Sherri Roberts, Anybody’s Spring


by Constance Tucker

Vocalist Sherri Roberts, sheds light on the beauty and potential of Spring.  Adorned with twelve standards Anybody’s Spring is a breath of fresh air.    Based in San Francisco, the vocalist is a passionate, communicative singer whose poignant emotive abilities never supersede the musical vehicle.  Roberts gets into the marrow of the lyric by offering the listener a chance to experience the song, rather than pyrotechnics of every technique shoved into one tune.  This only comes from years on the bandstand, years of working your craft, and truly understanding the true meaning of the standards.

What is immediately evident is her relaxed phrasing, while fully in command of her instrument, Roberts conjures up an unaffected organic vocal sound.  Consummate professionals join Roberts: David Udolf on piano, Harvie S on bass, Akira Tana on drums and Sheryl Bailey on guitar (tracks 1, 4, 7, and 10).
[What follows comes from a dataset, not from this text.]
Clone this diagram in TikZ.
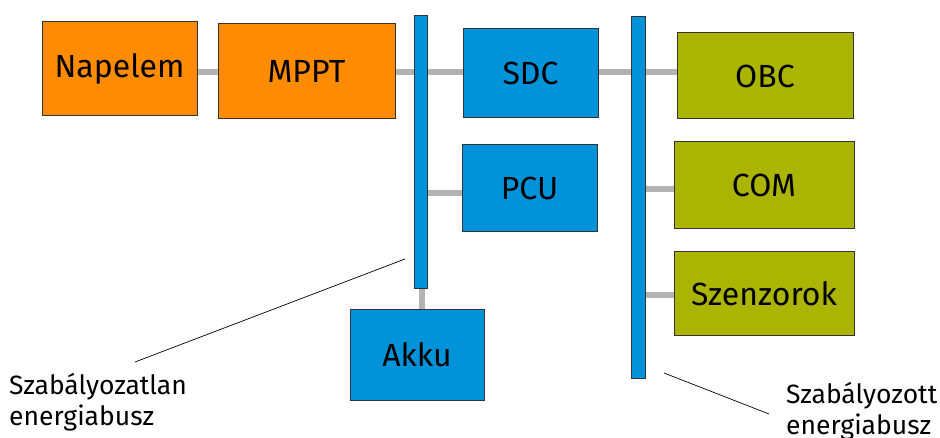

I might add, it’s nice to hear a thematic album, and the timing seems apropos for Roberts as this is her fifth album as a leader, which again is reflected in her experience, as she creates an engaging program that is well-paced, and offers well-placed Spring themed tunes. “It’s Anybody’s Spring,” the title track, begins the journey.  Roberts and Udolf take the lead, Roberts creates an ethereal entrance, that sets the mood quite nicely, the addition of S, Bailey, and Tana allow the listener to hear the supportive group-sound form.  Roberts has a strong sense of swing in her phrasing and augmented by this team of professionals, the depth is rooted with even more wisdom.  Each member of the ensemble clearly knows the tradition, yet keeps it freshened enough to not be just another swing album.  Bailey’s phrasing and unfolding during her solo adds lilt and interest, while exploring breathtaking harmonic concepts on her arch-top guitar.

“Joy Spring,” serves up a healthy dose of exploration.  This tune features Roberts and S collaborating in a stripped-down sound of voice and bass, in the opening –  it is during this naked section you hear the truest mastery of both musicians.  The loping tempo gives Roberts ample room to push and play the melody, yet firmly exhibiting be-bop phrasing.  Additionally, Roberts traverses into a vocalese that displays her ingenuity, and prowess.  The vocalese is Roberts original lyrics, set to a melody that was inspired by Clifford Brown’s solo on his 1954 album, Clifford Brown/Max Roach. Tana and S lock tightly creating an interesting textural canvas for Roberts to paint upon, which further exhibits steadfast swinging, and creative superfluities of this classic melody.

I hate to compare vocalist to other vocalist, but there is a bit of Irene Kral vibe on “They Say It’s Spring,” I ended up feeling better about it, when I ready through her bio again and it stated Kral was an inspiration for her.  The tune offers a mid-tempo feel, that hangs of the backside of the swing, giving it a breezy feel.  Udolf comps with gentle ideas; that don’t over power the vocalist, which is very refreshing.  Roberts is elegant, and the tune travels along with a brightness that is simply put; enjoyable to the fullest.

“Lady Bird” features Roberts in a duet setting again, but this time with drummer Tana.  She nails it, in full command of the melody, before being joined in a layered approach by S, and then Bailey.  Roberts proves she is a part of the instrumentation, not just the lead vocals.

What is so inviting about Anybody’s Spring is the ease of how it swings, the clarity of ideas by Roberts and the unapologetic swinging nature of the backing ensemble.  They all make it seem so easy, that the release could be mistaken for another swing album on the market. That would be a misrepresentation, the key to the true gem in this release, is the subtly, the development of each melody and the clear and present chemistry of the players that deceivingly make what they are doing look easy.  I encourage you to dig deeper into the album, and listen a few times over – it is then it will hit you.  This is a swing album light years ahead of many CDs in the marketplace, at this time.  Not to sound cliché, but Roberts bloom continues to blossom and become more beautiful with each release in her discography.  Well worth the time, but do take the time and don’t rush through it as you will miss the beauty.  Stop and smell the Spring.